На выход двинулись. К работающей кассе, за которой смирная, как мышь, испуганная девушка сидит и смотрит так на них, как будто перед нею — сифилитики, фашисты, педерасты, облученные смертельной дозой радиации, в одном лице. И вдруг под этим взглядом всех их разом переклинило: кто первым это дело начал, неизвестно — не то Сергей, не то, как девушка, смиренный Гриша, — но только с полок стали все подряд они сметать. Все, что у кассы, что на уровне эгоистично-жадных детских глаз (чтобы видел маленький самовлюбленный и прожорливый паскудник и дергал мать за руку, требуя «вот это» и «вот это»). И с каменными лицами они сгребают обеими руками все банки и бутылки с газировкой, все сладкие свистульки, все конфеты, жвачки со вкусом сливок и банана, клубники и папайи, все яйца шоколадные, в которых динозаврики, все карамели чупа-чупс, все марсы, все двойные твиксы, все Мамбы-фруттисы, все чипсы Лэйс с грибами и сметаной, беконом и зеленым луком и все игрушечные луки, револьверы, все пистолеты-автоматы со стрелами-присосками, все бритвы и кассеты с запасными лезвиями к ним. И простру Мою руку на тех, кто замыслил истребить братьев Моих, и совершу над ними мщение великое наказаниями яростными — с таким ожесточением они на этот крохотный раек набрасываются. Словно здесь, на этих полках, под присмотром этой ошалевшей девушки, сконцентрировано и плодится почкованием все мировое уродство.
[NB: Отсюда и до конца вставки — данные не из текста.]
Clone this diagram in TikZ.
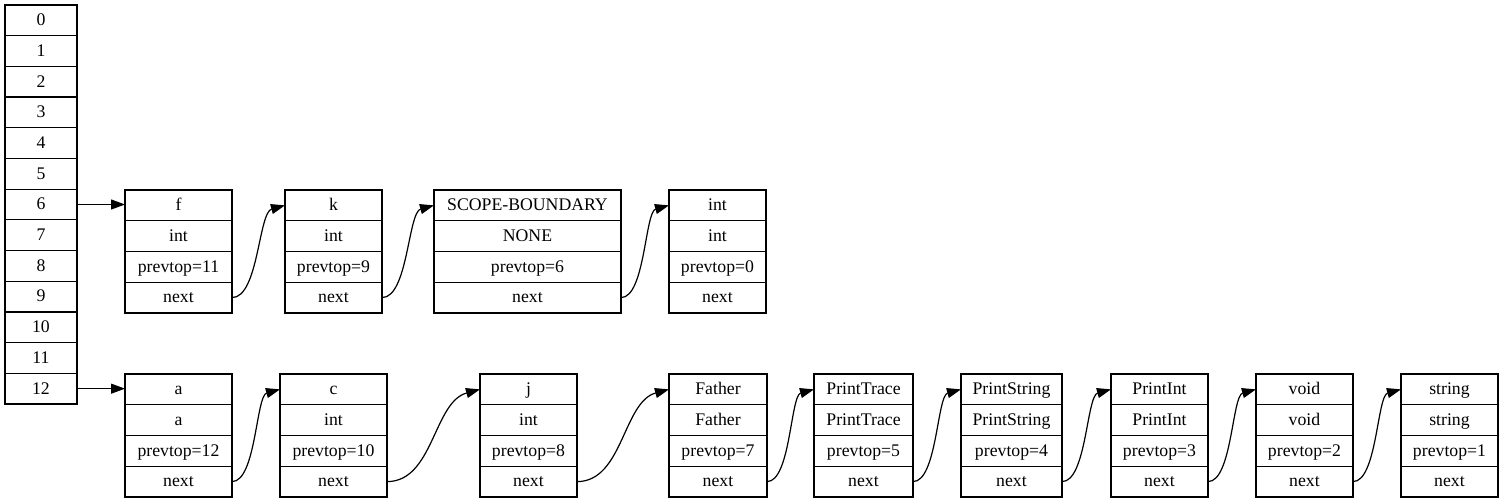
\documentclass[tikz,border=0pt]{standalone}
\usepackage{fontspec}
\setmainfont{Liberation Serif}
\usetikzlibrary{arrows.meta,calc}

% one record = four stacked cells named <name>-1 .. <name>-4
\newcommand\recfont{\fontsize{13.3}{15}\selectfont}
\newcommand\record[8]{%
  \pgfmathsetmacro\recw{(#3-#2)*0.75}%
  \node[cell, minimum width=\recw pt, anchor=north west] (#1-1) at (#2,#4) {#5};
  \node[cell, minimum width=\recw pt, anchor=north] (#1-2) at (#1-1.south) {#6};
  \node[cell, minimum width=\recw pt, anchor=north] (#1-3) at (#1-2.south) {#7};
  \node[cell, minimum width=\recw pt, anchor=north] (#1-4) at (#1-3.south) {#8};
}
% spline from the "next" cell of one record to the head of the following one
\newcommand\nextlink[2]{%
  \draw[link] let \p1=(#1-4.east), \p2=(#2-1.west), \p3=($(\p1)!0.5!(\p2)$) in
    (\p1) .. controls (\x3,\y1) and (\x3,{\y2-0.27*(\x2-\x3)}) .. (\p2);
}

\tikzset{
  cell/.style={draw, line width=0.9pt, inner sep=0pt, outer sep=0pt,
               minimum height=23.06pt, font=\recfont,
               text height=10pt, text depth=2pt},
  slot/.style={cell, minimum width=54pt, minimum height=23.02pt},
  link/.style={line width=0.9pt, -{Triangle[length=10.5pt,width=7.5pt]}},
}

\begin{document}
\begin{tikzpicture}[x=0.75pt,y=-0.75pt]
\useasboundingbox (0,0) rectangle (1504,503);

% hash table of bucket slots
\node[slot, anchor=north west] (t0) at (5,5) {0};
\foreach \i [remember=\i as \prev (initially 0)] in {1,...,12}{
  \node[slot, anchor=north] (t\i) at (t\prev.south) {\i};
}

% bucket 6 chain
\record{f}{125}{232}{190}{f}{int}{prevtop=11}{next}
\record{k}{285}{382}{190}{k}{int}{prevtop=9}{next}
\record{sb}{434}{621}{190}{SCOPE-BOUNDARY}{NONE}{prevtop=6}{next}
\record{ii}{669}{766}{190}{int}{int}{prevtop=0}{next}

% bucket 12 chain
\record{a}{125}{232}{374}{a}{a}{prevtop=12}{next}
\record{c}{280}{387}{374}{c}{int}{prevtop=10}{next}
\record{j}{480}{577}{374}{j}{int}{prevtop=8}{next}
\record{fa}{669}{767}{374}{Father}{Father}{prevtop=7}{next}
\record{pt}{814}{913}{374}{PrintTrace}{PrintTrace}{prevtop=5}{next}
\record{ps}{961}{1062}{374}{PrintString}{PrintString}{prevtop=4}{next}
\record{pi}{1111}{1208}{374}{PrintInt}{PrintInt}{prevtop=3}{next}
\record{vo}{1256}{1353}{374}{void}{void}{prevtop=2}{next}
\record{st}{1401}{1498}{374}{string}{string}{prevtop=1}{next}

% bucket heads
\draw[link] (t6.east) -- (t6.east -| f-1.west);
\draw[link] (t12.east) -- (t12.east -| a-1.west);

% next pointers
\nextlink{f}{k}
\nextlink{k}{sb}
\nextlink{sb}{ii}
\nextlink{a}{c}
\nextlink{c}{j}
\nextlink{j}{fa}
\nextlink{fa}{pt}
\nextlink{pt}{ps}
\nextlink{ps}{pi}
\nextlink{pi}{vo}
\nextlink{vo}{st}
\end{tikzpicture}
\end{document}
И девочка, не виноватая ни в чем, считает. Подносит шоколадные конфеты и хрустящие канцерогенами пакеты к окошку штрихкодоприемника. Считает стоимость фрутелл и чупа-чупсов, бедная, вручную. Глазами умирающей, простреленной навылет антилопы смотрит. Пик-пик, пик-пик, пик-пик. Сизифов труд. Сансара транспортерной ленты. Самомучительство бессмыслицей единственно возможной формы бытия.
— Мамбу! Фруттис! Любим мы все! — возглашает Сергей.
— И Сер-р-режа тоже!
— А, кстати, где Серега-два? Сомнамбула?
— Да вон сидит, не видишь? — Сергей-один в проход кивает, где и на самом деле, привалившись к полкам, сомнамбула сидит. В себя ушел, поджался, замер у полок с пышными пирожными, на флорентийские чизкейки и яблочные штрудели уставившись… Какой в том смысл?.. А впрочем, разве не без разницы ему, лунатику? он бы, наверное, и среди баб резиновых и фаллоимитаторов уселся с равнодушием не меньшим, равным. И рядом с ним охранник в трех шагах — стоит и наблюдает, от унижения, стыда в крутые плечи каменистую башку втянув.
И взглядом на него, на тезку своего, чуть удлиненным, спокойным, но запоминающим Сергей-один уставился, пронзил и тут же отпустил. Держал его все время, тезку, если и не в поле зрения, то в поле чувствования точно; катался наперегонки, орал, хрипел, все умоляя своего возницу Гришку не отставать и поднажать, но чувствовал Сергея — два затылком, испытывал как будто тягу, жадное влечение к лунатику — какой-то в самом деле род влюбленности. И отпустив, забыв как будто про лунатика, он оставался с ним сплетенным всеми окончаниями, зависел, как охотник от опасной, ядовитой, непредсказуемой добычи; сверлил глазами, не спеша расправиться, не брал за горло, не размазывал по стенке, хотел сперва дать чувствам, борющимся в нем, сложиться в чистую, беспримесную ярость, в святую беспристрастность мщения. А если проще — счет к нему лунатику, особый, хотя какой тут может быть у выживших друг к другу счет? А, может быть, и верно психами они оттуда поголовно вышли?